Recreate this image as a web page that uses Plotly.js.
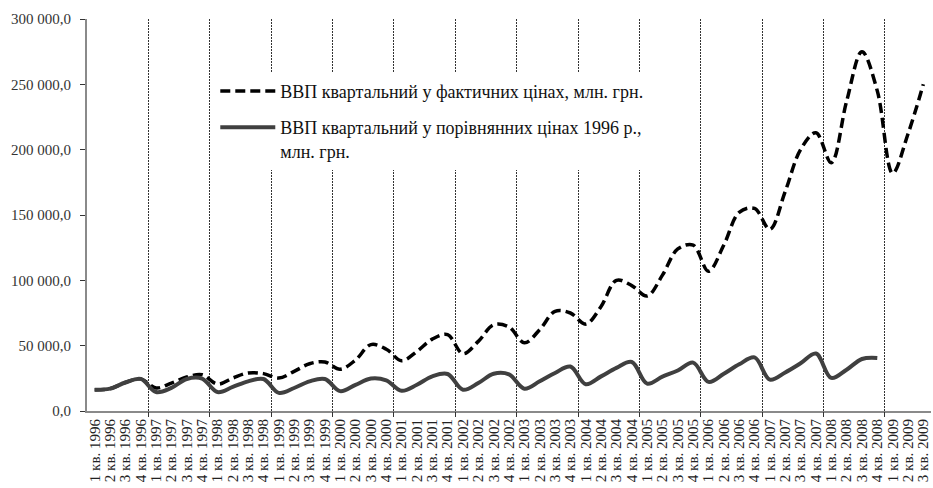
<!DOCTYPE html>
<html>
<head>
<meta charset="utf-8">
<script src="https://cdn.plot.ly/plotly-3.0.1.min.js"></script>
<style>html,body{margin:0;padding:0;background:#fff;}#chart{width:933px;height:488px;}</style>
</head>
<body>
<div id="chart"></div>
<script>
// Categories: quarters 1996 .. 3 кв. 2009
const years = [1996,1997,1998,1999,2000,2001,2002,2003,2004,2005,2006,2007,2008,2009];
const quarterLabels = ["1 кв.","2 кв.","3 кв.","4 кв."];
const categories = [];
years.forEach(function(y){ quarterLabels.forEach(function(q, qi){ if (y < 2009 || qi < 3) categories.push(q + " " + y); }); });

// ВВП квартальний у фактичних цінах, млн. грн.
const gdpNominal = [
  16300,17100,21800,24600,
  17600,21400,26000,27800,
  20600,25200,29100,28600,
  25200,30300,36200,37500,
  32000,39000,50800,47300,
  38500,45600,55000,58400,
  43800,53300,66000,64300,
  52200,62200,76300,75000,
  66500,80000,100000,96000,
  88000,104000,124000,127000,
  107000,127000,152000,155000,
  139000,168000,200000,213000,
  190000,237000,275000,245000,
  182000,212000,250000
];
// ВВП квартальний у порівнянних цінах 1996 р., млн. грн.
const gdpReal = [
  16300,17100,21800,24600,
  14500,17700,24500,24800,
  14500,18400,22700,24500,
  13900,17600,22700,24500,
  15200,20000,24800,23400,
  15500,20100,26500,28300,
  16300,21400,28500,28000,
  17100,22700,29100,34000,
  20500,26500,33000,37500,
  21000,26300,31000,37000,
  22300,28500,35700,41000,
  24000,29500,36500,44000,
  25300,31600,39800,40600
];
const seriesNames = [
  "ВВП квартальний у фактичних цінах, млн. грн.",
  "ВВП квартальний у порівнянних цінах 1996 р.,<br>млн. грн."
];

const serif = "'Liberation Serif', 'Times New Roman', serif";
const yearBoundaries = [];
for (let k = 4; k < categories.length; k += 4) yearBoundaries.push(k - 0.5);

const traces = [
  {
    x: categories.slice(0, gdpNominal.length), y: gdpNominal, name: seriesNames[0],
    type: "scatter", mode: "lines", legendgroup: "a",
    line: {color: "#000000", width: 3.5, dash: "10px,5px", shape: "spline", smoothing: 1}
  },
  {
    x: categories.slice(0, gdpReal.length), y: gdpReal, name: seriesNames[1],
    type: "scatter", mode: "lines", legendgroup: "b",
    line: {color: "#404040", width: 4, shape: "spline", smoothing: 1}
  },
  {
    // carrier for the year-boundary grid axis (no visible marks)
    x: [yearBoundaries[0]], y: [null], xaxis: "x2", yaxis: "y",
    type: "scatter", mode: "lines", showlegend: false, hoverinfo: "skip"
  }
];

const layout = {
  width: 933, height: 488,
  margin: {l: 87, r: 2, t: 19, b: 77},
  paper_bgcolor: "#ffffff", plot_bgcolor: "#ffffff",
  separators: ", ",
  font: {family: serif, size: 13, color: "#222"},
  showlegend: true,
  legend: {
    x: 0.152, y: 0.863, xanchor: "left", yanchor: "top",
    bgcolor: "#ffffff", borderwidth: 0,
    font: {family: serif, size: 18, color: "#111"},
    tracegroupgap: 10, valign: "top", itemwidth: 55
  },
  xaxis: {
    type: "category", categoryorder: "array", categoryarray: categories,
    range: [-0.5, categories.length - 0.5],
    tickmode: "linear", tick0: 0, dtick: 1,
    showgrid: false, zeroline: false,
    showline: true, linecolor: "#8a8a8a", linewidth: 2,
    ticks: "", tickangle: -90,
    tickfont: {family: serif, size: 15, color: "#222"}
  },
  xaxis2: {
    overlaying: "x", anchor: "y", side: "bottom", type: "linear",
    range: [-0.5, categories.length - 0.5],
    tickmode: "array", tickvals: yearBoundaries,
    showticklabels: false, showline: false, zeroline: false,
    showgrid: true, gridcolor: "#333", gridwidth: 1, griddash: "2px,1px",
    ticks: "outside", ticklen: 5, tickcolor: "#333", tickwidth: 1
  },
  yaxis: {
    range: [0, 300000], tickmode: "linear", tick0: 0, dtick: 50000,
    tickformat: ",.1f",
    showgrid: false, zeroline: false,
    showline: true, linecolor: "#8a8a8a", linewidth: 2,
    ticks: "outside", ticklen: 5, tickcolor: "#333", tickwidth: 1,
    ticklabelstandoff: 6,
    tickfont: {family: serif, size: 15, color: "#333"}
  }
};

Plotly.newPlot("chart", traces, layout, {displayModeBar: false, staticPlot: true});
</script>
</body>
</html>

-- -- --

▶ **Aim of the exercise**
Write out again, exactly, the lines from the start of the listing up to the line containing "< 3) categories.push(q", with both ends and without pictures.

▶ **Response for this exercise**
Recreate this image as a web page that uses Plotly.js.
<!DOCTYPE html>
<html>
<head>
<meta charset="utf-8">
<script src="https://cdn.plot.ly/plotly-3.0.1.min.js"></script>
<style>html,body{margin:0;padding:0;background:#fff;}#chart{width:933px;height:488px;}</style>
</head>
<body>
<div id="chart"></div>
<script>
// Categories: quarters 1996 .. 3 кв. 2009
const years = [1996,1997,1998,1999,2000,2001,2002,2003,2004,2005,2006,2007,2008,2009];
const quarterLabels = ["1 кв.","2 кв.","3 кв.","4 кв."];
const categories = [];
years.forEach(function(y){ quarterLabels.forEach(function(q, qi){ if (y < 2009 || qi < 3) categories.push(q + " " + y); }); });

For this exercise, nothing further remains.